I woke up on Wednesday morning with an Election Day hangover: groggy, head pounding, despondent, a little nauseous. I stumbled out of bed and refreshed the news app on my phone, a hard-to-ignore headline loudly proclaiming “PRESIDENT TRUMP.” I shut my eyes, and as with any other hangover, I popped a couple of ibuprofen, drank a glass of water, and headed to work. My daily responsibilities (hear me: privileges), I knew, would not drift away even in the wake of national shock. At this, I rejoiced.
You see, my generation—the Millennials, Generation Y—has caught a bad rap in recent years. Otherwise known as Generation Me, we are known for being extra-sensitive, overzealous, and self-absorbed. We share our most intimate thoughts and moments with strangers via public media and shout injustice when this information is compromised. We skate through grade-inflated universities, and after a lifetime of being told we are super-special, shout injustice when we struggle to find a job. When we do find a job, we shout injustice that we cannot afford at 25 what Mom and Dad acquired at 50. We pride ourselves on our participation in democracy but shout injustice when, through that process, we do not get what we want.

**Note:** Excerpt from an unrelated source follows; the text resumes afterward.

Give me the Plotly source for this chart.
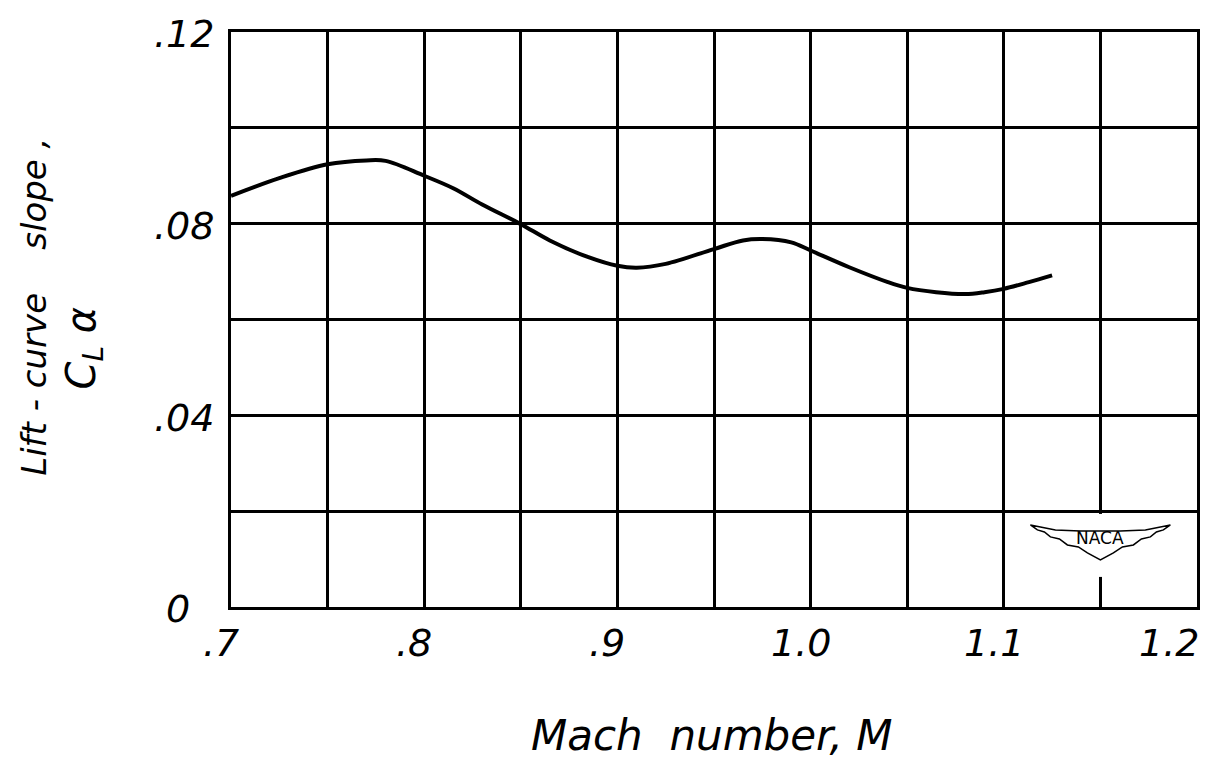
import plotly.graph_objects as go

# Data
mach = [0.70, 0.725, 0.75, 0.77, 0.78, 0.80, 0.815, 0.83, 0.85, 0.865, 0.885,
        0.90, 0.91, 0.925, 0.95, 0.965, 0.975, 0.99, 1.00, 1.02, 1.04, 1.05,
        1.065, 1.08, 1.09, 1.10, 1.113, 1.125]
cl_alpha = [0.0858, 0.0895, 0.0924, 0.0932, 0.0931, 0.0900, 0.0874, 0.0840,
            0.0799, 0.0765, 0.0730, 0.0712, 0.0708, 0.0716, 0.0747, 0.0765,
            0.0768, 0.0761, 0.0744, 0.0709, 0.0678, 0.0666, 0.0657, 0.0653,
            0.0657, 0.0664, 0.0678, 0.0692]

x_tickvals = [0.7, 0.8, 0.9, 1.0, 1.1, 1.2]
x_ticktext = [".7", ".8", ".9", "1.0", "1.1", "1.2"]
x_gridvals = [0.70, 0.75, 0.80, 0.85, 0.90, 0.95, 1.00, 1.05, 1.10, 1.15, 1.20]
y_tickvals = [0.0, 0.04, 0.08, 0.12]
y_ticktext = ["0\u00a0\u00a0", ".04", ".08", ".12"]
y_gridvals = [0.0, 0.02, 0.04, 0.06, 0.08, 0.10, 0.12]

FONT = "DejaVu Sans"
TICKFONT = dict(family=FONT, size=38, color="black", style="italic")

fig = go.Figure()
fig.add_trace(go.Scatter(
    x=mach, y=cl_alpha, mode="lines",
    line=dict(color="black", width=4, shape="spline", smoothing=1.0),
    hoverinfo="skip", showlegend=False,
))

grid_style = dict(showgrid=True, gridcolor="black", gridwidth=2.5)

# The page body has an 8px margin, so the figure is sized/offset to compensate
fig.update_layout(
    width=1201, height=755,
    margin=dict(l=223, r=12, t=24, b=156, autoexpand=False),
    paper_bgcolor="white", plot_bgcolor="white",
    showlegend=False,
    xaxis=dict(
        range=[0.7, 1.2], tickmode="array", tickvals=x_tickvals,
        showticklabels=False,
        minor=dict(tickmode="array", tickvals=x_gridvals, ticks="", **grid_style),
        showline=True, linecolor="black", linewidth=3, mirror=True,
        ticks="", zeroline=False, automargin=False, **grid_style,
    ),
    yaxis=dict(
        range=[0, 0.12], tickmode="array", tickvals=y_tickvals, ticktext=y_ticktext,
        minor=dict(tickmode="array", tickvals=y_gridvals, ticks="", **grid_style),
        showline=True, linecolor="black", linewidth=3, mirror=True,
        ticks="", zeroline=False, automargin=False, **grid_style,
        tickfont=TICKFONT,
        ticklabelstandoff=6, ticklabelshift=2, ticklabeloverflow="allow",
    ),
)

# X tick labels placed on the x scale (slightly left of each grid line)
for i, (val, lab) in enumerate(zip(x_tickvals, x_ticktext)):
    last = i == len(x_tickvals) - 1
    fig.add_annotation(
        text=lab, xref="x", yref="y", x=val, y=0,
        xanchor="right" if last else "center", yanchor="top",
        xshift=4 if last else -10, yshift=-12,
        showarrow=False, font=TICKFONT,
    )

# Axis titles
fig.add_annotation(
    text="Mach  number, M", xref="paper", yref="paper", x=0.497, y=-0.224,
    showarrow=False, xanchor="center", yanchor="middle",
    font=dict(family=FONT, size=42, color="black", style="italic"),
)
fig.add_annotation(
    text="Lift - curve    slope ,", xref="paper", yref="paper", x=-0.204, y=0.522,
    showarrow=False, textangle=-90, xanchor="center", yanchor="middle",
    font=dict(family=FONT, size=34, color="black", style="italic"),
)
fig.add_annotation(
    text="C<sub>L</sub> α", xref="paper", yref="paper", x=-0.152, y=0.45,
    showarrow=False, textangle=-90, xanchor="center", yanchor="middle",
    font=dict(family=FONT, size=40, color="black", style="italic"),
)

# NACA wing logo (decoration)
fig.add_shape(
    type="path", xref="x", yref="y", xsizemode="pixel", ysizemode="pixel",
    xanchor=1.15, yanchor=0.014,
    path="M -4,26 L 4,26 L 4,-37 L -4,-37 Z",
    fillcolor="white", line=dict(width=0), layer="above",
)
fig.add_shape(
    type="path", xref="x", yref="y", xsizemode="pixel", ysizemode="pixel",
    xanchor=1.15, yanchor=0.014,
    path=("M -70,15 L -45,10 L -20,9 L 20,9 L 45,10 L 70,15 L 63,10 L 56,8 "
          "L 50,3 L 41,1 L 33,-5 L 22,-7 L 13,-13 L 0,-20 L -13,-13 L -22,-7 "
          "L -33,-5 L -41,1 L -50,3 L -56,8 L -63,10 Z"),
    fillcolor="white", line=dict(color="black", width=1.5), layer="above",
)
fig.add_annotation(
    text="NACA", xref="x", yref="y", x=1.15, y=0.0143,
    showarrow=False, font=dict(family=FONT, size=17, color="black"),
)

fig.write_html("out.html")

Then, instead of constructing a long-term action plan to effect change, we shout and shout and shout—on Twitter, on Instagram, on Snapchat, on Facebook, and on the street. After all, we just want to be heard.
Dear Millennials: We hear you. But can we see you?
I am not an active user of social media. In fact, the only platform I use is Instagram, its aesthetic feature more enjoyable to me than the rantings I’d find on various others. On Wednesday, though, the visual darkened: posts in grayscale, captions including buzzwords like “weeping” and “brokenness” and “#notmypresident.” Users vowed to fight. Some claimed depression. Other posts included a popular—and baseless—SurveyMonkey electoral map, asserting that the millennial vote for Secretary Clinton stretched across the country in all but five states. And while I do not oppose taking to social media with political concerns, I do take issue when it is the primary mode of action—because it is not action at all.
I can no longer choose to sit idly by in a generation who grossly misunderstands freedom and our place within it. For this very reason, we found ourselves voting for the candidates we saw in this election — a prejudiced, discriminatory, misogynistic businessman who incites hate and values greed, and a politically-experienced criminal whose primary talent is subtle deception. These candidates were not chosen for us, Millennials. These candidates did not bribe their way to the final ballot. And no, the outcome of this election was not your parents’ fault. We chose theses candidates — by choosing media convenience over thoughtful research, by choosing blind tolerance over courageous dialogue, by choosing popularity and likability over critical thinking, and by choosing the rigid boundaries of a political party over morality and ethics and character. It is not by chance that these two candidates are representing the best our country has to offer in leadership. No sane, self-respecting person would any longer subject themselves to the toxic social and political culture we have cultivated for ourselves, our primary concerns in 2016 being retweets and Wikileaks. And by continuing to vote for one of two, for either-or, for the “lesser of two evils,” we communicate to our leaders that we narrow-mindedly believe that freedom is a checkmark and a round sticker on our shirt. These are not actions. This is apathy.
Today, you posted that President-Elect Trump is #notyourpresident. The truth hurts, my friends. He is your president. So tomorrow, choose action. Volunteer in your local community schools. Don’t shut them down with protests. Take a policy class so that you can better understand our world’s most complex issues. Don’t just read the headlines about them on Twitter. Forge a path into places where respectful dialogue is uncommon. Don’t run to your “safe space,” creating further divide. Choose prudence. Choose courage. Values are lasting; political leaders, thankfully, are not.
Hannah Mielke is a graduate student at Ohio State University.